No one is alone in the struggle with figuring out how to cover college costs. Every year, Sallie Mae puts out a survey on How America Pays for College with information on how families saved and paid for school, along with some of the reasoning behind college choices.
Survey results are summarized below, so you can see how your ideas for paying for college measure up to what families are actually doing.
Here’s what you need to know:
Families are budgeting for all four years of college.
One of the most positive answers from the survey was that more than 4 in 10 families have planned for all four years of college costs. The four year versus one year approach is important for families whose students may get a higher financial aid offer in the first year than the following three years.
For instance, let’s say a school costs an average of $35,000 per year.
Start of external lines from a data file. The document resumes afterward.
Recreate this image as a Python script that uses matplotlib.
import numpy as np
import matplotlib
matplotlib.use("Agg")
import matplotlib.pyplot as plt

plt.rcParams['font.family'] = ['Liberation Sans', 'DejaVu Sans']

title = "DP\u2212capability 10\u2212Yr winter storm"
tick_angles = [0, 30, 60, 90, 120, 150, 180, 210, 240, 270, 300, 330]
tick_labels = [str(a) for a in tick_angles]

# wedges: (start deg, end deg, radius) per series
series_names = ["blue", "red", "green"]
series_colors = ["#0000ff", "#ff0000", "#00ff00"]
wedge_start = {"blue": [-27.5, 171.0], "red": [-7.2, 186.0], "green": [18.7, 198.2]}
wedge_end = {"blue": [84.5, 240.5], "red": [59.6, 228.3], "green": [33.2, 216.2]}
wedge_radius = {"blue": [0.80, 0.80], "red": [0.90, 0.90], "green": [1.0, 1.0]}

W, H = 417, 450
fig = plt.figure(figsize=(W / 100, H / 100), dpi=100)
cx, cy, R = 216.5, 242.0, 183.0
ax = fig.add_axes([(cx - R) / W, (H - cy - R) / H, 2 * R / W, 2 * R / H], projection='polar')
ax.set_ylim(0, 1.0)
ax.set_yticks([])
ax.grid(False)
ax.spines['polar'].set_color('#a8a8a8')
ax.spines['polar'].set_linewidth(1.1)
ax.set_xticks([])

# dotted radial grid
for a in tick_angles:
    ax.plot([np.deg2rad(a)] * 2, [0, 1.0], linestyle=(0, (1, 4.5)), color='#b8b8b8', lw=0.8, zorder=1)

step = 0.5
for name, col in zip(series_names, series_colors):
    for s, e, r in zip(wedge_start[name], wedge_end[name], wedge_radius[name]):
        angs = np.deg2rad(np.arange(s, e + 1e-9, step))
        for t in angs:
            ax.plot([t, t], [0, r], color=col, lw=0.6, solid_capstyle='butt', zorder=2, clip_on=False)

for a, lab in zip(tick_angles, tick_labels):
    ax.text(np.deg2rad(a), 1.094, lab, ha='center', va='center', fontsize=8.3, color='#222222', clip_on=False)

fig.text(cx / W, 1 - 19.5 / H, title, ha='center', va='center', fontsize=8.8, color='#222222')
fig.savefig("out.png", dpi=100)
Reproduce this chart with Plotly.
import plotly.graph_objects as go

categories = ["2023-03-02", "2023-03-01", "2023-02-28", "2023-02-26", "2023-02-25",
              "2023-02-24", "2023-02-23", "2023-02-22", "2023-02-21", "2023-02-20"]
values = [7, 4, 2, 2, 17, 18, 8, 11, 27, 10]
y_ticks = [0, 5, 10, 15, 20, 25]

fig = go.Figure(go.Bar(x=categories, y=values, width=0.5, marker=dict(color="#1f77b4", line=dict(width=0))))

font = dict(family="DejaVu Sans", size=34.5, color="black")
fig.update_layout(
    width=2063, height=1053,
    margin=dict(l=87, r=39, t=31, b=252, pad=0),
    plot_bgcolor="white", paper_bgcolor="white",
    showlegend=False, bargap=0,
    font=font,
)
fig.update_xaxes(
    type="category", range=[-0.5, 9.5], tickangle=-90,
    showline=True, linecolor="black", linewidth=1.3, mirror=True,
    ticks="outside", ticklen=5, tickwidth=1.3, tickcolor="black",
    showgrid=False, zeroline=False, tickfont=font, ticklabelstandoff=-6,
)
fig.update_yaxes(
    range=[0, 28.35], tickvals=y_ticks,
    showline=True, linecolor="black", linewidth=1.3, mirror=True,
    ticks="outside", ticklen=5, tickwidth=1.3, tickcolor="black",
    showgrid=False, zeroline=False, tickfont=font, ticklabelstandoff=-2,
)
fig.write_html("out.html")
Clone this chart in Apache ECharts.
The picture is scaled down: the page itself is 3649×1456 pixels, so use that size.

The student is offered a 4-year scholarship for $5,000 per year. However, they also are offered a one-year scholarship for $10,000 that is not renewable. If a family had only planned expenses based on the first year, they may not be able to afford future years.
Planning to pay for college includes borrowing for most families.
The average family surveyed spent $26,226 on college for the 2018 / 2019 academic year. About $11,300 (43%) came from family savings and income. About $8,100 came from scholarships and grants. About $6,300 came from student loans. The remaining balance came from family and friends.
These families would not have to borrow much more than $25,000 over the course of four years. About 6 in 10 families who borrowed student loans always had this paying for college method in their plans.
Almost a third of families don’t file the FAFSA.
While the FAFSA, the free federal form to request financial aid, was filled out by 77 percent of families that divided up $150 billion dollars in funds, 23 percent of families didn’t make this financial aid request.
Why are the rest of the families skipping such an important form?
3 in 10 nonfilers didn’t know about the form or missed the deadline. Another 3 in 10 were missing information or thought the process was too complicated.
Even more interesting were the 4 in 10 who didn’t think they would qualify for financial aid. Often, these families were wrong. Schools have vastly different income standards for who qualifies for financial aid. And everyone qualifies for student loans.
Extra FAFSA Myth: While it’s commonly believed FAFSA is the fast track to student loans about half of filers didn’t borrow any student loans at all. They were likely filing to try for grants and scholarships.
Students consider cost of college more than their parents.
Parents and students are considering both the value of education and whether a college is too pricey. Students are 25 percent more likely than parents to reject a college because of cost.
The majority of parents do think college is a good value and want to make financial decisions with their kids. Only 1 in 5 students are making decisions on paying for college alone.
Planners are expecting their students to stay in college long term.
Almost half of families who planned a paying for college strategy expect their children to go to grad school. Planners did much more than just save for the future. They also research costs and financial aid. They also included AP coursework in their strategy. Budgeting and limiting school choices was also evaluated.
5 Takeaways
- 40 percent of families consider the four year cost of college and plan for it.
- College funding includes student loans, family income and savings, borrowing, and grants and scholarships.
- Grants and scholarships are covering almost a third of college costs.
- Filling out the FAFSA is the most important step for getting money to pay for college, yet over 20 percent of families don’t fill out the form.
- Planning paying for college is often about a lot more than cash. Families are researching school costs and encouraging their students to take AP tests.